【经典剪枝】——poj1011——小木棍

                                                    Sticks

Time Limit: 1000MS		Memory Limit: 10000K
Total Submissions: 136541		Accepted: 32155

Description

George took sticks of the same length and cut them randomly until all parts became at most 50 units long. Now he wants to return sticks to the original state, but he forgot how many sticks he had originally and how long they were originally. Please help him and design a program which computes the smallest possible original length of those sticks. All lengths expressed in units are integers greater than zero.

Input

The input contains blocks of 2 lines. The first line contains the number of sticks parts after cutting, there are at most 64 sticks. The second line contains the lengths of those parts separated by the space.
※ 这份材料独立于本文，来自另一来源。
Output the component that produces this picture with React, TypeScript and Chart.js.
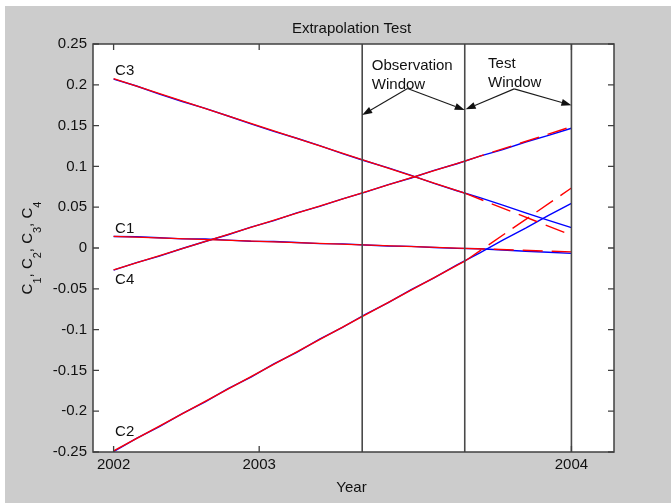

The last line of the file contains zero.

Output

The output should contains the smallest possible length of original sticks, one per line.

Sample Input

9
5 2 1 5 2 1 5 2 1
4
1 2 3 4
0

Sample Output

6
5

题意：求 把n个小木棍组成相同长度的大木棍 的最小长度

详解代码：

#include<iostream>
#include<string.h>
#include<algorithm>
using namespace std;

int stk[70];//小木棍长度
int vis[70];//标记数组
int n;//nge木棍
int len;//所求长度

bool dfs(int id,int cur,int s)//id——使用的小木棍编号；cur——当前正在拼的小木棍所剩长度；s——所有木棍所剩总长度
{
    //结束条件：如果当前拼成了一根长为len的木棍，且所有木棍用完了
    if(cur==0)
    {
        s-=len;
        if(s==0)
            return true;

        /*************剪枝（4）************/
        //开始拼下一根木棒，继续从没用过的最大的开始拼
        for(id=0;vis[id]==1;id++);
        vis[id]=1;

        //由于排序过，找到的第一根肯定最长，也肯定要使用，所以从下一根开始搜索
        if(dfs(id+1,len-stk[id],s))
            return true;
        vis[id]=0;
        s+=len;
    }
    else//一根木棍尚未拼完
    {
        for(int i=id;i<n;i++)
        {
            /*************剪枝（5）************/
            //相同长度的木棍引出完全相同的解答树，故可以去掉
            if(i>0&&stk[i]==stk[i-1]&&vis[i-1]==0)continue;

            /*************剪枝（6）************/
            //可行性：下一根木棍加上之后不能更大于len
            if(stk[i]<=cur&&vis[i]==0)
            {
                cur-=stk[i];
                vis[i]=1;
                if(dfs(i,cur,s)==true)return true;
                cur+=stk[i];
                vis[i]=0;

                /*************剪枝（1）************/
                //一根拼完，直接跳出（威力强大，易忽略的一点）
                if(stk[i]==cur)
                    break;
            }
        }
    }
    return false;
}

bool cmp(int a,int b)
{
    return a>b;
}

int main()
{
    int flag;
    while(cin>>n,n)
    {
        flag=0;//标记除了sum之外是否找到解
        int sum=0;
        memset(vis,0,sizeof(vis));

        for(int i=0;i<n;i++)
        {
            cin>>stk[i];
            sum+=stk[i];
        }

        /*************剪枝（1）************/
        //排序——先找较大的木棍，以减小搜索次数
        sort(stk,stk+n,cmp);

        /*************剪枝（2）************/
        //组合木棍一定比原最长木棍长
        for(len=stk[0];len<=sum/2;len++)
        {
            /*************剪枝（3）************/
            //要把sum长度分成为len的n堆，那么，sum一定是len的倍数
            if(sum%len==0)
            {
                if(dfs(0,len,sum)==true)
                {
                    cout<<len<<endl;
                    flag=1;
                    break;
                }
            }

        }

        //只拼一根木棍
        if(flag==0)
        {
            cout<<sum<<endl;
        }
    }
    return 0;
}